AER Incident Support Team (IST)

AER Types: Type 1, Type 2, Type 3


The IST provides operational support and subject matter expertise for incidents that exceed local capacity. IST members may include specialists in operations, planning, logistics, communications, finance, safety, and public information.


Why California needs this role: Major disasters such as the Camp Fire or Dixie Fire overwhelm local resources. A statewide IST would provide crucial management support. Sheriff’s HEART is one of the few sheriff affiliated nonprofits building toward this capability.


Why California Must Build a Statewide AER System

A statewide AER system would improve public safety, responder safety, and animal outcomes during disasters. Such a system would:

  1. Reduce civilian entry into evacuation zones by providing trained responders.

  2. Make it possible for counties to request standardized and typed animal response teams.

  3. Integrate animal response into the same ICS structure used by all other emergency services.

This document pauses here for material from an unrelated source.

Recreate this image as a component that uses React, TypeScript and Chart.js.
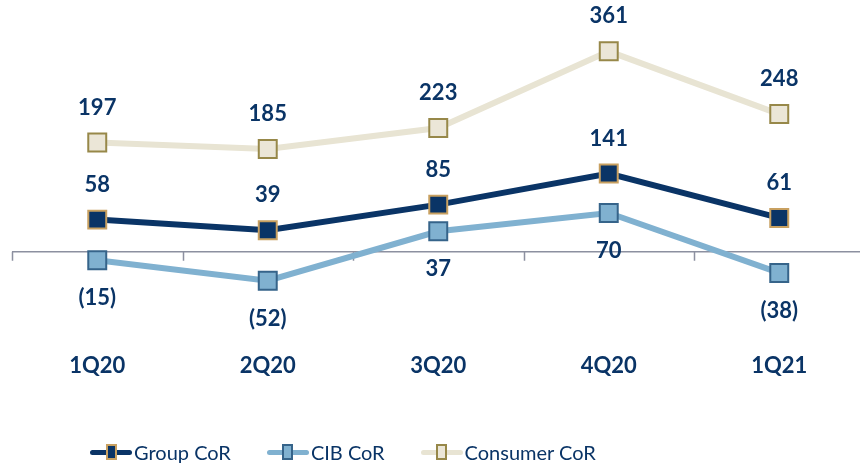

  4. Improve reunification processes for displaced families.

  5. Ensure consistent documentation and biosecurity.

  6. Allow for scalable and predictable mutual aid.

  7. Protect animals and reduce suffering by creating clear response pathways.

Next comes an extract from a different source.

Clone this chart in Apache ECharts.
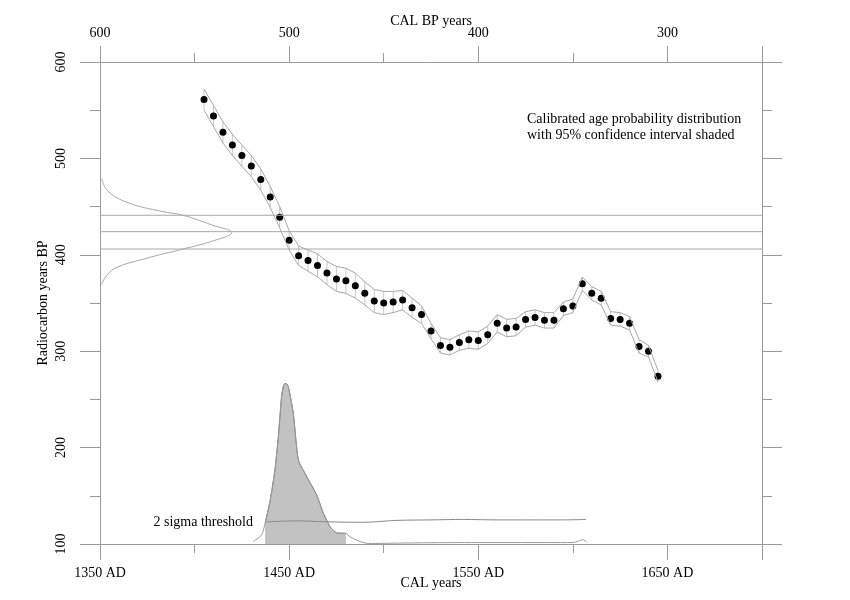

California is ready to move toward this new system. The structure exists in draft form. Sheriff’s HEART is helping turn the structure into reality.


Sheriff’s HEART Is Leading the Path Forward


The Nevada County Sheriff’s HEART nonprofit is not waiting for the state to build an AER system. HEART is actively developing the training, credentialing, deployment guidance, communications support, and team structures that a future statewide system will require. Sheriff’s HEART is preparing to collaborate with sheriff’s offices across California to help establish similar nonprofits that can integrate into a statewide AER network.


By supporting Sheriff’s HEART through volunteering, partnerships, or financial contributions, community members can help build California’s first unified and professional animal emergency response system.


The future of Animal Emergency Response in California is beginning with Sheriff’s HEART.